Investigate Potential Issues
We can’t stress the importance of due diligence enough. During your investigation, issues may arise that significantly impact the deal. Consequently, you should know when to walk away from a merger or acquisition. The potential gains may not outweigh the legal liabilities or reputational issues.
Components of due diligence include:
- Good standing: Contact the entity formation state and any foreign states where the target company is registered to do business. It should be current with filing and fee requirements.
- Reputation: A target company may go to great lengths to hide the fact that vendors and commercial customers won’t work with them. Analyze their reputation with customers, regulatory agencies, and vendors to ensure you can overcome any issues.
- Uniform Commercial Code (UCC) filings: Find out if the target company is a secured creditor or debtor, which impacts its financial condition.
- Legal issues: Ensure that the target company isn’t party to any lawsuits or other legal matters that would transfer liability to you after purchasing.
- Business licenses: Review all local, state, and federal licenses and permits to ensure the company can legally operate.
- Valuation and accounting errors: Assess financial reports with a critical eye. Mistakes can undermine an M&A’s appreciated value.
- Intellectual property assets: Some portable restroom operators have copyrights, trademarks, or patents. Confirm they have legal protection and aren’t infringing on other intellectual property assets.
- Anti-money laundering: Although rare, it’s essential to verify that target business owners haven’t done business with individuals or companies that the U.S. has sanctioned.
Think About the Transfer Process
There are several steps to transferring ownership and ensuring legal compliance. You may need to register changes with states, follow corporate laws (for incorporated businesses), or get approval from regulatory authorities. These activities can take months and seriously delay the transfer process. Remember to factor in dissolving your old company, opening new bank accounts, and reapplying for permits and licenses.
Consider Professional Assistance
If you’re considering a merger or acquisition transaction, working with an M&A advisory or brokerage firm with experience with your company’s size and location can streamline the process. They can help you find businesses for sale and buyers for your portable restroom company. Likewise, they can handle many other M&A details, giving you the time to run your existing business.

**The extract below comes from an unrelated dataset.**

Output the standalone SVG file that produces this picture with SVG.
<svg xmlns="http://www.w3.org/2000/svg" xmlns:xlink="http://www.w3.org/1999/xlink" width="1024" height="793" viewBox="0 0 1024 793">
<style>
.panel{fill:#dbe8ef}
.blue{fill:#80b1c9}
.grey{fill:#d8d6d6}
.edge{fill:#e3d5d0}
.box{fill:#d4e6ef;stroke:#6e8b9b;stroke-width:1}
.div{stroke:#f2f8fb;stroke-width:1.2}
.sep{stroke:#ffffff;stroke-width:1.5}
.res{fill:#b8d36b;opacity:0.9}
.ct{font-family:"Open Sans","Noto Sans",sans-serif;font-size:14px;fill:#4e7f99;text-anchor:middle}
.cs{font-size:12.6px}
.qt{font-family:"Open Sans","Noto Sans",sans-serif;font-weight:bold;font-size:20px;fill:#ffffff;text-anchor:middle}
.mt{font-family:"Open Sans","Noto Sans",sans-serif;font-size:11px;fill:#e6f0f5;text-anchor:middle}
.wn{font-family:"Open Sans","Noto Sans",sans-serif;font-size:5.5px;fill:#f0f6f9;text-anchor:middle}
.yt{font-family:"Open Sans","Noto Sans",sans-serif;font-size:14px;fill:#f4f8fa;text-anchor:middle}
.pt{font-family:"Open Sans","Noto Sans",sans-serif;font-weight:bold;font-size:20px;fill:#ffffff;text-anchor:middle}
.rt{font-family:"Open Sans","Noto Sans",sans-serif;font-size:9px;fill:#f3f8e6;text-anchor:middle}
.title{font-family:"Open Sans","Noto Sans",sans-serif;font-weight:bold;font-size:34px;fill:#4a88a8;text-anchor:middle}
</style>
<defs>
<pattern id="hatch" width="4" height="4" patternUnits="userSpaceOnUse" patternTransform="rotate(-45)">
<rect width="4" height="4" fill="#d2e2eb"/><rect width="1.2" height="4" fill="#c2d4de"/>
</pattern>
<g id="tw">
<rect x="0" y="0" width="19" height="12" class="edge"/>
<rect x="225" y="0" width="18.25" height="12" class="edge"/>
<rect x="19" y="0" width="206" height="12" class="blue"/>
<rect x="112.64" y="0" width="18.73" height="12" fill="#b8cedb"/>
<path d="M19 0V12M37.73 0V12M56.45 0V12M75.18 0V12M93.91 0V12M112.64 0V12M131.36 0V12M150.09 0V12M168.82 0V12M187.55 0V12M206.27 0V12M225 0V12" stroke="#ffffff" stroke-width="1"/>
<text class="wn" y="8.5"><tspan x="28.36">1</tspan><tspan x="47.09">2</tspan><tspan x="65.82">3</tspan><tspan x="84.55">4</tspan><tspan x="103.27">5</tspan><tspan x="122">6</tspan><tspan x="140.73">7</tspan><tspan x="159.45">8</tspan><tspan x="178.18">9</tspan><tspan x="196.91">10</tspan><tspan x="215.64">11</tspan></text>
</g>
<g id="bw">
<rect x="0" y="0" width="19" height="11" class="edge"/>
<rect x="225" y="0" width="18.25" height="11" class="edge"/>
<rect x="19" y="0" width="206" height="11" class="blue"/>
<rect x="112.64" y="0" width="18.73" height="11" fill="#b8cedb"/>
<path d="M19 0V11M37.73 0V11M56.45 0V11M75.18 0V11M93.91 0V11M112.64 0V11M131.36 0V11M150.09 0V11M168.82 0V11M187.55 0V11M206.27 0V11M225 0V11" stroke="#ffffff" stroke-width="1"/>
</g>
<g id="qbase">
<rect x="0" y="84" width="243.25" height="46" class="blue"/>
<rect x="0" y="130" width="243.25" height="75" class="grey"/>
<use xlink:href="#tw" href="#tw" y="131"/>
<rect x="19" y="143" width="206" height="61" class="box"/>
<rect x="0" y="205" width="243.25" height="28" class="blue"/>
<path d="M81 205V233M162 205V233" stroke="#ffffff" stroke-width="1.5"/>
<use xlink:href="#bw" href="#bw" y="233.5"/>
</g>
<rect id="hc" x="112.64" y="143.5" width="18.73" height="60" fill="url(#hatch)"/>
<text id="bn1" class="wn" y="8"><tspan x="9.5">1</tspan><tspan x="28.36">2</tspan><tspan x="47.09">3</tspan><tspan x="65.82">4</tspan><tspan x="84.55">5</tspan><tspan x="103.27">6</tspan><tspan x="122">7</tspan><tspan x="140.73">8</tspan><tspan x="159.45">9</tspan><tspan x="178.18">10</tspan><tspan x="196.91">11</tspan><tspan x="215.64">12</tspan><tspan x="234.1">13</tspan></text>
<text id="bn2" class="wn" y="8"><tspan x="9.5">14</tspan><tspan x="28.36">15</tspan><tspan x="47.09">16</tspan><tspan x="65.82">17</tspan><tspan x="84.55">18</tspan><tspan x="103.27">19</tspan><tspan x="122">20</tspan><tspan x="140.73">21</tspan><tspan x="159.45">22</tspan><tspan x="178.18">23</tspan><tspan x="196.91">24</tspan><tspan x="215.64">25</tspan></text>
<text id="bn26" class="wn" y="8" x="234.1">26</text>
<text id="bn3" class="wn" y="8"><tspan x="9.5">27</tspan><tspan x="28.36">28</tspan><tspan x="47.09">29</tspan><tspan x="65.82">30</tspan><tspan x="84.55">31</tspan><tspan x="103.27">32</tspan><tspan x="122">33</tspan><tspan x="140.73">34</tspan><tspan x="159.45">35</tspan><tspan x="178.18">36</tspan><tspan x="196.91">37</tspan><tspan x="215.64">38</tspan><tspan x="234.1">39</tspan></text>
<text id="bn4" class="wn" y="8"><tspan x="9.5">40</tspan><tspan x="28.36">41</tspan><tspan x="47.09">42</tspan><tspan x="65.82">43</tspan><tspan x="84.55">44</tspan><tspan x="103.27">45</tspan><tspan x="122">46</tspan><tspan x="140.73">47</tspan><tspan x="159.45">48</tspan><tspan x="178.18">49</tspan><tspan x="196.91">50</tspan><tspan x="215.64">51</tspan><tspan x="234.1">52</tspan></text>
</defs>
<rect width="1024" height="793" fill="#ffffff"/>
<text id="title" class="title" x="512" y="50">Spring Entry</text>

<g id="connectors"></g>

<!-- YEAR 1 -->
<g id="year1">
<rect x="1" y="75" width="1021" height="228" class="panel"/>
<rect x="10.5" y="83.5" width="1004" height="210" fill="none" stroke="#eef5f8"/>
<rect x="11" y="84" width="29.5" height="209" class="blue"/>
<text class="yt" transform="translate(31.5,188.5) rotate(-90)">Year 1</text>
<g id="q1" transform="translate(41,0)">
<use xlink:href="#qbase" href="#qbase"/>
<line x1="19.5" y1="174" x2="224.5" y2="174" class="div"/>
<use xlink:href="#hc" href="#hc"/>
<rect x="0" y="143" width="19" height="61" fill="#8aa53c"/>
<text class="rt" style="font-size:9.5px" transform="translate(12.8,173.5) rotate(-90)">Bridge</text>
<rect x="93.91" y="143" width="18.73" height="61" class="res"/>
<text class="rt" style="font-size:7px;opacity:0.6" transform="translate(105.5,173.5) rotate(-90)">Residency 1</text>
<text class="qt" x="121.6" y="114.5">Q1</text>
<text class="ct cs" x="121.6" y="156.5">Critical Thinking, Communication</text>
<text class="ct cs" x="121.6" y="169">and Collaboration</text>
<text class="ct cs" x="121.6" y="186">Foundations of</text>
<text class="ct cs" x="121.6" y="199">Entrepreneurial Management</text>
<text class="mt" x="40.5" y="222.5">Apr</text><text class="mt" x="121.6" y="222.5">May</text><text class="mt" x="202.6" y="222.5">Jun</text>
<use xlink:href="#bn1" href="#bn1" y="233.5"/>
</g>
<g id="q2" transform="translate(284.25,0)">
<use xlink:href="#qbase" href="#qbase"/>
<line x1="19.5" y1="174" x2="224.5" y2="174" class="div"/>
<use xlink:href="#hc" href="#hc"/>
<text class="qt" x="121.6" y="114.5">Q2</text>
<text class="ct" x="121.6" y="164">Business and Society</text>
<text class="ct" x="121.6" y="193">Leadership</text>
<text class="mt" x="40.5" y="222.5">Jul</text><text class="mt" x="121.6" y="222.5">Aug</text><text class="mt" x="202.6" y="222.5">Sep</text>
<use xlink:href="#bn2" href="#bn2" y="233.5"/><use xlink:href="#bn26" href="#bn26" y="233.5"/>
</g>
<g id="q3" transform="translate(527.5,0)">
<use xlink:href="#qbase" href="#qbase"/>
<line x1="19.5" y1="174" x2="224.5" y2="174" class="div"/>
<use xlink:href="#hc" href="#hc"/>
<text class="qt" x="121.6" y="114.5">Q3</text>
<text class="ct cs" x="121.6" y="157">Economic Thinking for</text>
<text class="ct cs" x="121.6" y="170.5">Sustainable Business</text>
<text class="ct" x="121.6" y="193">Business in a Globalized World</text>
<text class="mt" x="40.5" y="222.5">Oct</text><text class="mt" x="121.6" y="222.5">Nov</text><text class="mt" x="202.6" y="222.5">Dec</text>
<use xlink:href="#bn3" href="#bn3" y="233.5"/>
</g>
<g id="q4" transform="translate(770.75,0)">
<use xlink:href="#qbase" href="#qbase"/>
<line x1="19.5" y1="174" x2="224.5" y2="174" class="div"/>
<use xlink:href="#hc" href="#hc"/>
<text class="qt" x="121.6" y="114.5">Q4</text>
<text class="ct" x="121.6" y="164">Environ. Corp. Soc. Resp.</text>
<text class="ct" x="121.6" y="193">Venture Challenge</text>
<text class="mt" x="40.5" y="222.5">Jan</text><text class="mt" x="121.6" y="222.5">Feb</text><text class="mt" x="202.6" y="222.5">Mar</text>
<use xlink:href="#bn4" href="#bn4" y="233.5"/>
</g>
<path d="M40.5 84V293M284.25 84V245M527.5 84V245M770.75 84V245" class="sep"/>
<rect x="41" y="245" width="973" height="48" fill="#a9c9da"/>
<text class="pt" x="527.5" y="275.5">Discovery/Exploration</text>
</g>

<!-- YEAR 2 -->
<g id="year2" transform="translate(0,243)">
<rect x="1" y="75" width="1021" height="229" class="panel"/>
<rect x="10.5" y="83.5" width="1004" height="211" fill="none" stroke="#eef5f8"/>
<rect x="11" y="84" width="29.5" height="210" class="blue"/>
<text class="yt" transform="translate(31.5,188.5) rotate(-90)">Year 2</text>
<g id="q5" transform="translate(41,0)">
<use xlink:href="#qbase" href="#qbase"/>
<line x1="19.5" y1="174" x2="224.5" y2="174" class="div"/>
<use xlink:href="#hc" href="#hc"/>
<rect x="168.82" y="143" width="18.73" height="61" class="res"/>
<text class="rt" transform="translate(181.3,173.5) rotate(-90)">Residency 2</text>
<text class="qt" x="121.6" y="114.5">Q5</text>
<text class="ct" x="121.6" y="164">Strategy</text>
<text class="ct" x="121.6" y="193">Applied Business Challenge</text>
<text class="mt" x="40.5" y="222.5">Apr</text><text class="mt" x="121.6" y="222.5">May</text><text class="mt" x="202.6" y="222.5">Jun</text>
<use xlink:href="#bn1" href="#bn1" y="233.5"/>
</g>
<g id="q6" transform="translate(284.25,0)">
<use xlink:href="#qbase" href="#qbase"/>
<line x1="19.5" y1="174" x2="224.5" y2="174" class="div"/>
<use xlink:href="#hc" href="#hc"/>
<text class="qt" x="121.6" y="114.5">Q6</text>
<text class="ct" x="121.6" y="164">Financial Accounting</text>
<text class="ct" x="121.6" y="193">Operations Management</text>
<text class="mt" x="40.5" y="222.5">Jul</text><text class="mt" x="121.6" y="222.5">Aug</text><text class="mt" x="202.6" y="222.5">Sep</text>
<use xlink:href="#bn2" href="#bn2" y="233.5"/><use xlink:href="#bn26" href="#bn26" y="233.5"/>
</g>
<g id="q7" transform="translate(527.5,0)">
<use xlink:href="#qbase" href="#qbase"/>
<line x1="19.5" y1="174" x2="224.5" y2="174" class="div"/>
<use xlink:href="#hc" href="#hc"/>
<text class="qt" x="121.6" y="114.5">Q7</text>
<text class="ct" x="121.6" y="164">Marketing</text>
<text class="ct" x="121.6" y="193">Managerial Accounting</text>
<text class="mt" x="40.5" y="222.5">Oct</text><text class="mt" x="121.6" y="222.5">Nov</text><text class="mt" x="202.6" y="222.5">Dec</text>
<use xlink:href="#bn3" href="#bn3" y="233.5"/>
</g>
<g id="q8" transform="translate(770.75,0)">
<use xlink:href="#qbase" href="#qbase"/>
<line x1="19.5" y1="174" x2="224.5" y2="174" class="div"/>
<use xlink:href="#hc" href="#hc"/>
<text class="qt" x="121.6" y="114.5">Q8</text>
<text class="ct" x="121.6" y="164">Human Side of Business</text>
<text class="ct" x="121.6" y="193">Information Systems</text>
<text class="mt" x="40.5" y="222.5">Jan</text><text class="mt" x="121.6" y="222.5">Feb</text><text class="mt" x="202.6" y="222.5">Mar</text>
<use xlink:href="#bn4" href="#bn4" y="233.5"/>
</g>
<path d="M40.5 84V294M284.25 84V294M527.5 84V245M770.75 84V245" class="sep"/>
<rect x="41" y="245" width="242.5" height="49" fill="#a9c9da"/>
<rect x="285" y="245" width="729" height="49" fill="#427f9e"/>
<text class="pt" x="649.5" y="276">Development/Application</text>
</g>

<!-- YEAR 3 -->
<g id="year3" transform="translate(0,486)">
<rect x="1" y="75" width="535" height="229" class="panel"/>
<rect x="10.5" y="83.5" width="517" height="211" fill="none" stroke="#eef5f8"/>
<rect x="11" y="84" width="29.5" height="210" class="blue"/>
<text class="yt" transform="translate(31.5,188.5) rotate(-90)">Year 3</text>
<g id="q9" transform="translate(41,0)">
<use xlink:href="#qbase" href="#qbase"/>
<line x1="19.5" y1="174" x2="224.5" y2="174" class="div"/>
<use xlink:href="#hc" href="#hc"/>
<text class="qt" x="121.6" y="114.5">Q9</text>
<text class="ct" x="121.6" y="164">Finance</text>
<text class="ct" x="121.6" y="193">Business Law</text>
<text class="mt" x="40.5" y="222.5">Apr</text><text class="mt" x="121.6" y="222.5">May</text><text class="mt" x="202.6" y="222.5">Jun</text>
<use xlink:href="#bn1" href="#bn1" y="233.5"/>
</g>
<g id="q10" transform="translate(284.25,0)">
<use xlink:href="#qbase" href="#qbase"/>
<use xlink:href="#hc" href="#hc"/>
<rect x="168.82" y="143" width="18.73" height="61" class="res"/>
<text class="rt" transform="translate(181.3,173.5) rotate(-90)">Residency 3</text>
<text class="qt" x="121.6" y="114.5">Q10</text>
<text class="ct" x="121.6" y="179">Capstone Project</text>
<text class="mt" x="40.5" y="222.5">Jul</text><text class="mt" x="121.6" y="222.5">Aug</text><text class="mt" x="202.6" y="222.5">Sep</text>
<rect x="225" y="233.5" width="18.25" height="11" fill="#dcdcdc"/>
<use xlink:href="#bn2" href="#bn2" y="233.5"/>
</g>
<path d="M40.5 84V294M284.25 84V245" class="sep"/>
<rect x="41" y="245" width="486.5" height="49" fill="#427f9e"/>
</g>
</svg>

Look for advisors who understand the sanitation industry and focus on your needs. For instance, FMC Advisors attends the Portable Sanitation Association International’s Annual Convention & Trade Show and doesn’t require any upfront fees. They excel at negotiating but also provide practical advice tailored to your situation.

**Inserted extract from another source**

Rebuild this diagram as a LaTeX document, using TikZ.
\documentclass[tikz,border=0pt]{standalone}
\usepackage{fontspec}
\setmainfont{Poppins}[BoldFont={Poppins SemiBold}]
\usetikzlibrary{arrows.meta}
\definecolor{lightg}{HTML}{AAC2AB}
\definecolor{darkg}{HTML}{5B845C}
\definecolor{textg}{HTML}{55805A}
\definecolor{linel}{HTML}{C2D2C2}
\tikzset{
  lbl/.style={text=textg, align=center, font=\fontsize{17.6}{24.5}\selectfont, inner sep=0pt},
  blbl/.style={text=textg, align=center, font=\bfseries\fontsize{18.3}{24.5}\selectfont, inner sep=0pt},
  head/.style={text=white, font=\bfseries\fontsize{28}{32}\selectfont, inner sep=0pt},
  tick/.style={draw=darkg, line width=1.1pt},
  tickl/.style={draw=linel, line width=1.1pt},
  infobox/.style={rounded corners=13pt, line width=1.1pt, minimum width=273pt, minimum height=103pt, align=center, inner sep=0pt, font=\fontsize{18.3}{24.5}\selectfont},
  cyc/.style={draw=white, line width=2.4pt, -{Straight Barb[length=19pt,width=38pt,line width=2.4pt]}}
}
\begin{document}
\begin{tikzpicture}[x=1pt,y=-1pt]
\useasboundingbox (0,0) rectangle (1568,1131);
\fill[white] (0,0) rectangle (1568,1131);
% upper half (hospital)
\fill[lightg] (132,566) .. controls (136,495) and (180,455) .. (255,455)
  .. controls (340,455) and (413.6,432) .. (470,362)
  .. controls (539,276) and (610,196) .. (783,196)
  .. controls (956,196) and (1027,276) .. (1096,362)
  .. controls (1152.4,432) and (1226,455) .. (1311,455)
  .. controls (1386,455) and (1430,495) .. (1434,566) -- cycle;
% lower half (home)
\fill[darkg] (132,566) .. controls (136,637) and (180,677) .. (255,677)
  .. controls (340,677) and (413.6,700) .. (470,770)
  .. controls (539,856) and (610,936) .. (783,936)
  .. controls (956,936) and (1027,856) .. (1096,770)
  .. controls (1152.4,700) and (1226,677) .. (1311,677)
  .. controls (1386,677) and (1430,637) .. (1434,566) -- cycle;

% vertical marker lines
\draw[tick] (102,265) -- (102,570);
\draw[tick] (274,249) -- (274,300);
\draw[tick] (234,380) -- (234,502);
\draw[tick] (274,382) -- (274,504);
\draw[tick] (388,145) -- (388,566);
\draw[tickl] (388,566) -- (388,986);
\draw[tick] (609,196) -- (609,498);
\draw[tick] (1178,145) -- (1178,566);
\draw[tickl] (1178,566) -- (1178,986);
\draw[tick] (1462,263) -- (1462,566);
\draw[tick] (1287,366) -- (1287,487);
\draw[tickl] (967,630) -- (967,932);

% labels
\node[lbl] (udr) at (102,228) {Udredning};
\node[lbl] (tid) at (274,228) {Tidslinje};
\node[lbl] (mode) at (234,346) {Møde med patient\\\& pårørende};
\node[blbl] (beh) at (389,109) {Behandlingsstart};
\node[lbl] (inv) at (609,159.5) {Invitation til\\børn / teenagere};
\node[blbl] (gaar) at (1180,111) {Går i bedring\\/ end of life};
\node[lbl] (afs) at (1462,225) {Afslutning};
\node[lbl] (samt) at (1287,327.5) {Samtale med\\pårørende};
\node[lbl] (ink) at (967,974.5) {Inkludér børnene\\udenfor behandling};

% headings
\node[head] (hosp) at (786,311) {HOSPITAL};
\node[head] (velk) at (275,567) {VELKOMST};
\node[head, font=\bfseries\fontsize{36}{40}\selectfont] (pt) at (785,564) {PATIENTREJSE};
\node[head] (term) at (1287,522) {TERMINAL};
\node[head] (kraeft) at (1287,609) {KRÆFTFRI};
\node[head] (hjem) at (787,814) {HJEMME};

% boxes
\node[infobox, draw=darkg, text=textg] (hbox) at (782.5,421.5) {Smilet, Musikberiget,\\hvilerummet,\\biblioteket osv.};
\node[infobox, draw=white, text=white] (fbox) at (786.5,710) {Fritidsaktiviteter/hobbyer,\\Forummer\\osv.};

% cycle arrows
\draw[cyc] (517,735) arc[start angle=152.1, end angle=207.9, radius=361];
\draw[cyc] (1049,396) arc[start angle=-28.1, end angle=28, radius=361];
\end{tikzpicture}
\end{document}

Merger and acquisition advisors and brokers assist with:
- Finding legal and financial professionals
- Business valuation
- Developing a marketing strategy
- Vetting potential buyers or sellers
- Arranging finances for the deal
- Making and negotiating offers
- Structuring transactions
- Drafting deal and legal terms
- Coordinating closing activities
Final Word: Think Strategically and Start Early
Few portable restroom owners think about mergers and acquisitions when starting their businesses. However, market, economic, and life changes can leave you in a challenging position or bless you with the ability to build an empire. Powell suggests buyers “start gathering information now or search for advisors who can assist you with the process.”
Additionally, check out available acquisitions, even if the timing isn’t right. Doing so can help you “gain valuable knowledge by going through the process.” Conversely, “you may find the opportunity is too good to pass up.”